◆ Written problem: Copy the data below exactly, omitting any picture it contains.

◆ Input for this task:
[START]

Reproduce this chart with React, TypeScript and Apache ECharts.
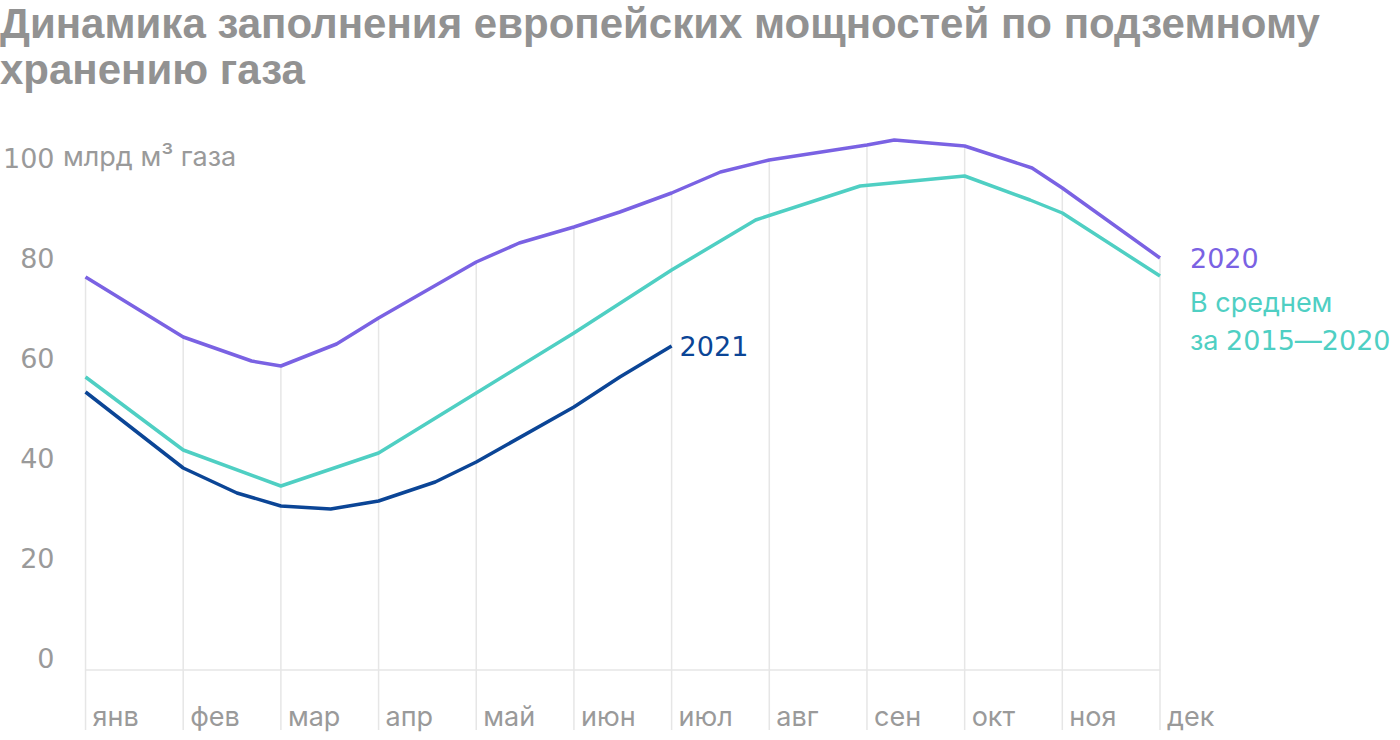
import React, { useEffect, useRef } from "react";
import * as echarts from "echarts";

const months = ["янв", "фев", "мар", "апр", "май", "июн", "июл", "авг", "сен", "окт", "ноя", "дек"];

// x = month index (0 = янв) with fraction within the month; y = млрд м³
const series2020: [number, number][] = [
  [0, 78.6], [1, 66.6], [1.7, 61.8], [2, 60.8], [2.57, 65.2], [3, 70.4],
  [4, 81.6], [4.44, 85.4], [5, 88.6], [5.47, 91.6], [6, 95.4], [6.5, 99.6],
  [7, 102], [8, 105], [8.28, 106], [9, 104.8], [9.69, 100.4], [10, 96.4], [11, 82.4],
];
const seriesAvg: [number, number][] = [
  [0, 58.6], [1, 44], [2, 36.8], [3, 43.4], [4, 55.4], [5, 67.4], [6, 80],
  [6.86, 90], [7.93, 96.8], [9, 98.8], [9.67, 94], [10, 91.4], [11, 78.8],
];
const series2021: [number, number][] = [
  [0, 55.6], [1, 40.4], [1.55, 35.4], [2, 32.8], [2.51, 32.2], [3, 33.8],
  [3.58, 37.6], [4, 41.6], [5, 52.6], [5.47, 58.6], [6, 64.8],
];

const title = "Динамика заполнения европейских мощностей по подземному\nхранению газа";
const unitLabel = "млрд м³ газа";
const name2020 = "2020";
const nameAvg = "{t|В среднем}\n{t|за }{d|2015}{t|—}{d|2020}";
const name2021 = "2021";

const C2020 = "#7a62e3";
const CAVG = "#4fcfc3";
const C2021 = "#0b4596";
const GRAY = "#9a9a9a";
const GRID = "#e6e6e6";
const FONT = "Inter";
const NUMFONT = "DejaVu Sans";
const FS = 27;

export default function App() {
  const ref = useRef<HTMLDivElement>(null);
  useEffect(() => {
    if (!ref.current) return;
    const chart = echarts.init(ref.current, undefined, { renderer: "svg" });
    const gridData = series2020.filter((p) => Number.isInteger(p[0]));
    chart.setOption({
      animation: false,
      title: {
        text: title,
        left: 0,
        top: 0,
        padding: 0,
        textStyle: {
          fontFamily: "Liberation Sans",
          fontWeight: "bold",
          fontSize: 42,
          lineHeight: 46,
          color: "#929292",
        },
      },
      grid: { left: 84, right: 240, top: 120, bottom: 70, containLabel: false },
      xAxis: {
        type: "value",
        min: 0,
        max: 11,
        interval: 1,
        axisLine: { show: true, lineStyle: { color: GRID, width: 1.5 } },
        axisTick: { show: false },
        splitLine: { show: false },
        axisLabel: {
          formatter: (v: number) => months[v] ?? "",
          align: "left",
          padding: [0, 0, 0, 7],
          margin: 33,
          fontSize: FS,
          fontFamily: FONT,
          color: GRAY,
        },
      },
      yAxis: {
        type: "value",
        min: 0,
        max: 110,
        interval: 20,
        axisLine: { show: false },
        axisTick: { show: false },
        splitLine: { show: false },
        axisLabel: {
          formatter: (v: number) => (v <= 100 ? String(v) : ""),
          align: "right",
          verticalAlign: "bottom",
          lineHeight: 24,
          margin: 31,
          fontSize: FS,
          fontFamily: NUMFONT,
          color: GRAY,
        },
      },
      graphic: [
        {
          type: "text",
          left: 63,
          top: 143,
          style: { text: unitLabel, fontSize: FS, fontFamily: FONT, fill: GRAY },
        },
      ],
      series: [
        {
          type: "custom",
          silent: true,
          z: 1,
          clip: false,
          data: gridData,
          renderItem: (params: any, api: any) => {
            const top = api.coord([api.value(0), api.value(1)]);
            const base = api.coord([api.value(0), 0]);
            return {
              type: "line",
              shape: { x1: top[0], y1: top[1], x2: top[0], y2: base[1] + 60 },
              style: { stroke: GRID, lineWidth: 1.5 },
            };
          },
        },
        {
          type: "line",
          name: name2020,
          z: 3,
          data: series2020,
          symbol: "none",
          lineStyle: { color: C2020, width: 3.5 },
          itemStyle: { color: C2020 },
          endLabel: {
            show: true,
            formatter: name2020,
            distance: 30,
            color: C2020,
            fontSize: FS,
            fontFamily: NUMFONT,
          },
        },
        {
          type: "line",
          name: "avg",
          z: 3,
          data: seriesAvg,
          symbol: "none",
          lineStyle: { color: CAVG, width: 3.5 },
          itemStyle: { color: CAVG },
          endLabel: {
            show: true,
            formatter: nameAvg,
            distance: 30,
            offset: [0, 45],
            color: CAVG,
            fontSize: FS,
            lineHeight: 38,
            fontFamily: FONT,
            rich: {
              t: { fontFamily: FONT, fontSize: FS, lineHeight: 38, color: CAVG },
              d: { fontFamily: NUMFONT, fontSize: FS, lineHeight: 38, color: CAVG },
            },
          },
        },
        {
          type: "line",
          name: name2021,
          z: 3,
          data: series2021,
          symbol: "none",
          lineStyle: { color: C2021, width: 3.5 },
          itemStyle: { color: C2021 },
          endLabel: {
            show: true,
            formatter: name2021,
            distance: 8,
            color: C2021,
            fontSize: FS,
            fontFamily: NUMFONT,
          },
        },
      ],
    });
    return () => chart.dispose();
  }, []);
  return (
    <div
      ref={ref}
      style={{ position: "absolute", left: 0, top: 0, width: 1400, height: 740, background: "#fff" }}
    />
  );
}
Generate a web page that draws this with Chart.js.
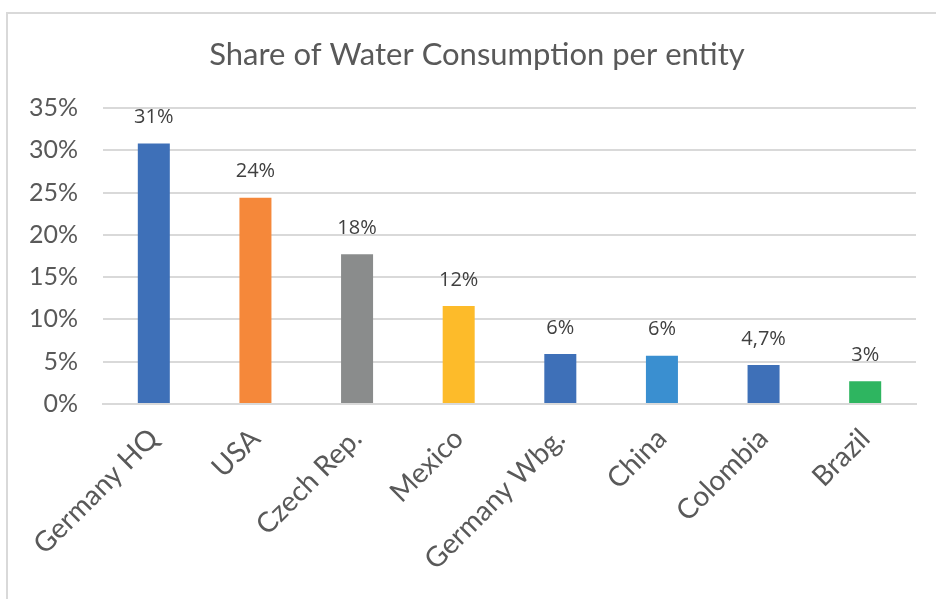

[END]

◆ Full solution:
Reproduce this chart with React, TypeScript and Apache ECharts.
import React, { useEffect, useRef } from "react";
import * as echarts from "echarts";

const months = ["янв", "фев", "мар", "апр", "май", "июн", "июл", "авг", "сен", "окт", "ноя", "дек"];

// x = month index (0 = янв) with fraction within the month; y = млрд м³
const series2020: [number, number][] = [
  [0, 78.6], [1, 66.6], [1.7, 61.8], [2, 60.8], [2.57, 65.2], [3, 70.4],
  [4, 81.6], [4.44, 85.4], [5, 88.6], [5.47, 91.6], [6, 95.4], [6.5, 99.6],
  [7, 102], [8, 105], [8.28, 106], [9, 104.8], [9.69, 100.4], [10, 96.4], [11, 82.4],
];
const seriesAvg: [number, number][] = [
  [0, 58.6], [1, 44], [2, 36.8], [3, 43.4], [4, 55.4], [5, 67.4], [6, 80],
  [6.86, 90], [7.93, 96.8], [9, 98.8], [9.67, 94], [10, 91.4], [11, 78.8],
];
const series2021: [number, number][] = [
  [0, 55.6], [1, 40.4], [1.55, 35.4], [2, 32.8], [2.51, 32.2], [3, 33.8],
  [3.58, 37.6], [4, 41.6], [5, 52.6], [5.47, 58.6], [6, 64.8],
];

const title = "Динамика заполнения европейских мощностей по подземному\nхранению газа";
const unitLabel = "млрд м³ газа";
const name2020 = "2020";
const nameAvg = "{t|В среднем}\n{t|за }{d|2015}{t|—}{d|2020}";
const name2021 = "2021";

const C2020 = "#7a62e3";
const CAVG = "#4fcfc3";
const C2021 = "#0b4596";
const GRAY = "#9a9a9a";
const GRID = "#e6e6e6";
const FONT = "Inter";
const NUMFONT = "DejaVu Sans";
const FS = 27;

export default function App() {
  const ref = useRef<HTMLDivElement>(null);
  useEffect(() => {
    if (!ref.current) return;
    const chart = echarts.init(ref.current, undefined, { renderer: "svg" });
    const gridData = series2020.filter((p) => Number.isInteger(p[0]));
    chart.setOption({
      animation: false,
      title: {
        text: title,
        left: 0,
        top: 0,
        padding: 0,
        textStyle: {
          fontFamily: "Liberation Sans",
          fontWeight: "bold",
          fontSize: 42,
          lineHeight: 46,
          color: "#929292",
        },
      },
      grid: { left: 84, right: 240, top: 120, bottom: 70, containLabel: false },
      xAxis: {
        type: "value",
        min: 0,
        max: 11,
        interval: 1,
        axisLine: { show: true, lineStyle: { color: GRID, width: 1.5 } },
        axisTick: { show: false },
        splitLine: { show: false },
        axisLabel: {
          formatter: (v: number) => months[v] ?? "",
          align: "left",
          padding: [0, 0, 0, 7],
          margin: 33,
          fontSize: FS,
          fontFamily: FONT,
          color: GRAY,
        },
      },
      yAxis: {
        type: "value",
        min: 0,
        max: 110,
        interval: 20,
        axisLine: { show: false },
        axisTick: { show: false },
        splitLine: { show: false },
        axisLabel: {
          formatter: (v: number) => (v <= 100 ? String(v) : ""),
          align: "right",
          verticalAlign: "bottom",
          lineHeight: 24,
          margin: 31,
          fontSize: FS,
          fontFamily: NUMFONT,
          color: GRAY,
        },
      },
      graphic: [
        {
          type: "text",
          left: 63,
          top: 143,
          style: { text: unitLabel, fontSize: FS, fontFamily: FONT, fill: GRAY },
        },
      ],
      series: [
        {
          type: "custom",
          silent: true,
          z: 1,
          clip: false,
          data: gridData,
          renderItem: (params: any, api: any) => {
            const top = api.coord([api.value(0), api.value(1)]);
            const base = api.coord([api.value(0), 0]);
            return {
              type: "line",
              shape: { x1: top[0], y1: top[1], x2: top[0], y2: base[1] + 60 },
              style: { stroke: GRID, lineWidth: 1.5 },
            };
          },
        },
        {
          type: "line",
          name: name2020,
          z: 3,
          data: series2020,
          symbol: "none",
          lineStyle: { color: C2020, width: 3.5 },
          itemStyle: { color: C2020 },
          endLabel: {
            show: true,
            formatter: name2020,
            distance: 30,
            color: C2020,
            fontSize: FS,
            fontFamily: NUMFONT,
          },
        },
        {
          type: "line",
          name: "avg",
          z: 3,
          data: seriesAvg,
          symbol: "none",
          lineStyle: { color: CAVG, width: 3.5 },
          itemStyle: { color: CAVG },
          endLabel: {
            show: true,
            formatter: nameAvg,
            distance: 30,
            offset: [0, 45],
            color: CAVG,
            fontSize: FS,
            lineHeight: 38,
            fontFamily: FONT,
            rich: {
              t: { fontFamily: FONT, fontSize: FS, lineHeight: 38, color: CAVG },
              d: { fontFamily: NUMFONT, fontSize: FS, lineHeight: 38, color: CAVG },
            },
          },
        },
        {
          type: "line",
          name: name2021,
          z: 3,
          data: series2021,
          symbol: "none",
          lineStyle: { color: C2021, width: 3.5 },
          itemStyle: { color: C2021 },
          endLabel: {
            show: true,
            formatter: name2021,
            distance: 8,
            color: C2021,
            fontSize: FS,
            fontFamily: NUMFONT,
          },
        },
      ],
    });
    return () => chart.dispose();
  }, []);
  return (
    <div
      ref={ref}
      style={{ position: "absolute", left: 0, top: 0, width: 1400, height: 740, background: "#fff" }}
    />
  );
}
Generate a web page that draws this with Chart.js.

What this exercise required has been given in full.